The heart of the march was to urge governments and UN climate conferences to step up their game amid the COP26 summit, which is currently taking place in Glasgow.
Thunberg, along with world leaders including Joe Biden, Boris Johnson, and Angela Merkel, are all attendees of COP26. However, the Swedish activist has her own definition of leadership and took to the streets of Glasgow to tell her truth about how COP26 really is: “This is no longer a climate conference, this is a Global North greenwash festival”.
Being invited to COP26 did not stop Thunberg from labelling the UN climate summit as a “failure” after the march.
She described what she is doing as “Real leadership” when she attended Festival Park in Govan, alongside hundreds of other activists.
After the march, Thunberg slammed the government for “Actively creating loopholes to benefit themselves, and to continue profiting from this destructive system”.

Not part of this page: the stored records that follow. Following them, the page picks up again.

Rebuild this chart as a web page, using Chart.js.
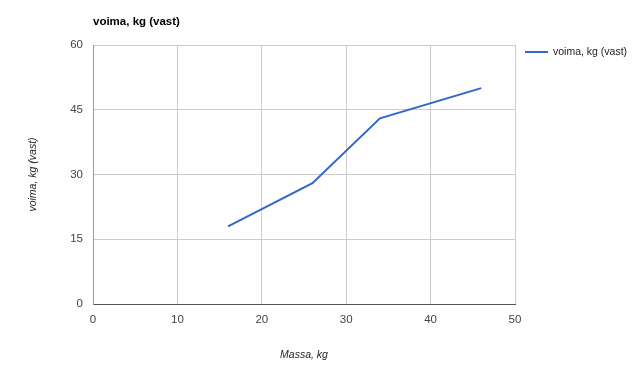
<!DOCTYPE html>
<html>
<head>
<meta charset="utf-8">
<script src="https://cdn.jsdelivr.net/npm/chart.js@4"></script>
<style>
  html, body { margin: 0; padding: 0; background: #fff; }
  #wrap { width: 640px; height: 373px; position: relative; }
</style>
</head>
<body>
<div id="wrap"><canvas id="chart"></canvas></div>
<script>
// data
const massa = [16, 26, 34, 46];
const voima = [18, 28, 43, 50];
const xTicks = [0, 10, 20, 30, 40, 50];
const yTicks = [0, 15, 30, 45, 60];
const seriesName = 'voima, kg (vast)';
const xTitle = 'Massa, kg';
const yTitle = 'voima, kg (vast)';

const lineColor = '#3366cc';

// title, legend and axis titles drawn in google-charts spots
const labelsPlugin = {
    id: 'labels',
    afterDraw(chart) {
        const ctx = chart.ctx;
        const area = chart.chartArea;
        ctx.save();
        ctx.textBaseline = 'middle';

        ctx.fillStyle = '#000';
        ctx.font = 'bold 11.5px "Liberation Sans", Arial, sans-serif';
        ctx.textAlign = 'left';
        ctx.fillText(seriesName, area.left, 22);

        ctx.strokeStyle = lineColor;
        ctx.lineWidth = 2;
        ctx.beginPath();
        ctx.moveTo(525, 52);
        ctx.lineTo(548, 52);
        ctx.stroke();
        ctx.fillStyle = '#222';
        ctx.font = '10.5px "Liberation Sans", Arial, sans-serif';
        ctx.fillText(seriesName, 553, 52);

        ctx.fillStyle = '#222';
        ctx.font = 'italic 10.5px "Liberation Sans", Arial, sans-serif';
        ctx.textAlign = 'center';
        ctx.fillText(xTitle, (area.left + area.right) / 2, 355);

        ctx.translate(33, (area.top + area.bottom) / 2);
        ctx.rotate(-Math.PI / 2);
        ctx.fillText(yTitle, 0, 0);
        ctx.restore();
    }
};

const ctx = document.getElementById('chart').getContext('2d');
new Chart(ctx, {
    type: 'scatter',
    data: {
        datasets: [{
            label: seriesName,
            data: massa.map((m, i) => ({ x: m, y: voima[i] })),
            showLine: true,
            borderColor: lineColor,
            backgroundColor: lineColor,
            borderWidth: 2,
            pointRadius: 0,
            tension: 0
        }]
    },
    options: {
        responsive: true,
        maintainAspectRatio: false,
        animation: false,
        layout: {
            padding: { left: 0, right: 125, top: 45, bottom: 0 }
        },
        plugins: {
            legend: { display: false },
            tooltip: { enabled: false }
        },
        scales: {
            x: {
                type: 'linear',
                min: xTicks[0],
                max: xTicks[xTicks.length - 1],
                afterBuildTicks: s => { s.ticks = xTicks.map(v => ({ value: v })); },
                afterFit: s => { s.height = 69; },
                grid: { color: '#cccccc', drawTicks: false },
                border: { color: '#555555' },
                ticks: {
                    padding: 9,
                    color: '#444',
                    font: { family: '"Liberation Sans", Arial, sans-serif', size: 11.5 }
                }
            },
            y: {
                type: 'linear',
                min: yTicks[0],
                max: yTicks[yTicks.length - 1],
                afterBuildTicks: s => { s.ticks = yTicks.map(v => ({ value: v })); },
                afterFit: s => { s.width = 93; },
                grid: { color: '#cccccc', drawTicks: false },
                border: { color: '#999999' },
                ticks: {
                    padding: 10,
                    color: '#444',
                    font: { family: '"Liberation Sans", Arial, sans-serif', size: 11.5 }
                }
            }
        }
    },
    plugins: [labelsPlugin]
});
</script>
</body>
</html>
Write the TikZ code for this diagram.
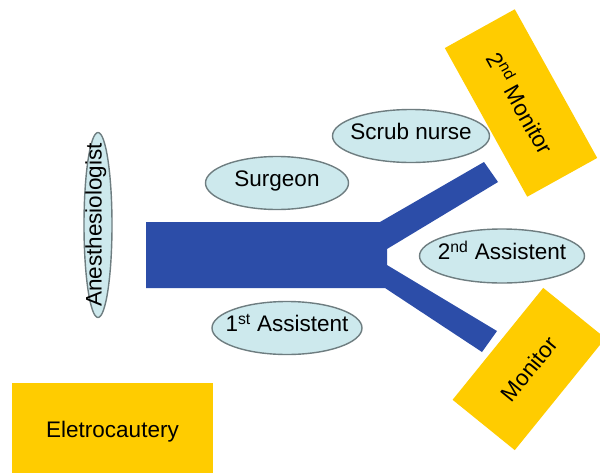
\documentclass[tikz,border=0pt]{standalone}
\usepackage{fontspec}
\setmainfont{Liberation Sans}
\usetikzlibrary{shapes.geometric}
\definecolor{barblue}{RGB}{44,77,168}
\definecolor{boxyellow}{RGB}{255,204,0}
\definecolor{ellfill}{RGB}{205,233,237}
\definecolor{ellline}{RGB}{110,125,128}
\begin{document}
\begin{tikzpicture}[x=1pt,y=-1pt,
  person/.style={ellipse,draw=ellline,line width=1.4pt,fill=ellfill,inner sep=0pt,
    text height=0.72em,text depth=0pt,font=\fontsize{22.5}{26}\selectfont},
  equip/.style={rectangle,fill=boxyellow,inner sep=0pt,font=\fontsize{22.5}{26}\selectfont}]
\useasboundingbox (0,0) rectangle (600,472);
\clip (0,0) rectangle (600,472);
\fill[white] (0,0) rectangle (600,472);
% table
\fill[barblue] (146,222) -- (380,222) -- (484,162) -- (498,182) -- (387,249) -- (387,265)
  -- (497,331) -- (482,352) -- (385,288) -- (146,288) -- cycle;
% people
\node[person,minimum width=185,minimum height=28,rotate=90] (anes) at (98,225) {\makebox[0pt]{Anesthesiologist}};
\node[person,minimum width=143,minimum height=53] (surg) at (277,183) {\makebox[0pt]{Surgeon}};
\node[person,minimum width=157,minimum height=53] (scrub) at (411,136) {\makebox[0pt]{Scrub nurse}};
\node[person,minimum width=165,minimum height=54] (asst2) at (502,256) {\makebox[0pt]{2\textsuperscript{nd} Assistent}};
\node[person,minimum width=150,minimum height=53] (asst1) at (287,328) {\makebox[0pt]{1\textsuperscript{st} Assistent}};
% equipment
\node[equip,minimum width=201,minimum height=98] (elec) at (112.5,432) {Eletrocautery};
\node[equip,minimum width=170,minimum height=80,rotate=-61] (mon2) at (521,103) {2\textsuperscript{nd} Monitor};
\node[equip,minimum width=144,minimum height=80,rotate=51] (mon) at (529,369) {Monitor};
\end{tikzpicture}
\end{document}
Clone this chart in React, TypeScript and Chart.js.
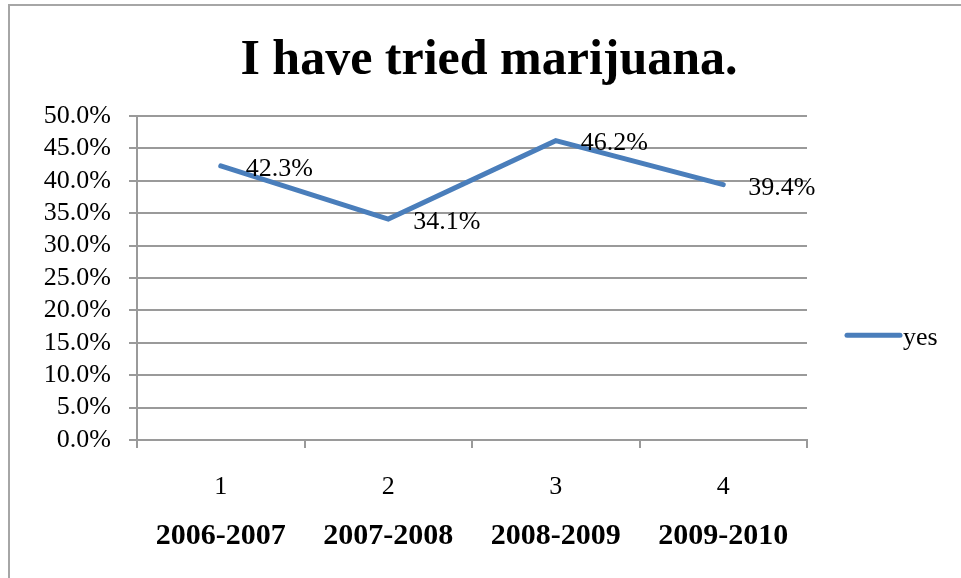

The Swedish activist had no kind words to say when it came to COP26. However, Stuart Fraser, a Strathclyde researcher and climate change activist who attended the march, had a different tone when he stated: “This is our fight, we all belong to the world and we all have a role to play, and we must all work together”.
Activists such as Vanessa Nakate, and speakers from Kenya, England, and Brazil, all spoke about how climate change is negatively impacting their countries and also argued that COP26 is not doing anything beneficial for them, and according to Thunberg, only acts as a “PR event”.
Thunberg also stated: “The Global North countries are still refusing to take any drastic climate action”.
Activists voiced their own personal stories on how their governments fail to take climate change seriously and how they are neglected as citizens and human beings, who in turn have been forced to flee their countries due to drought and an unpredictable climate.
Thunberg further describes the UN climate change summit as a “Two week long celebration of business as usual and blah, blah, blah”.
Eilidh Friel, 19, and a student activist attending the march said: “We all have a part to play, if they don’t listen to us now, they never will”. Friel went onto further chant “One solution, climate revolution” and “We hate Boris, let’s save the forest” alongside thousands of other activists at the march.
She also says: “The division between world leaders and climate activists is as heated as it has ever been, with either side failing to listen to each other. It does not matter if you are on the streets today or in a conference room. We all have the same goal”.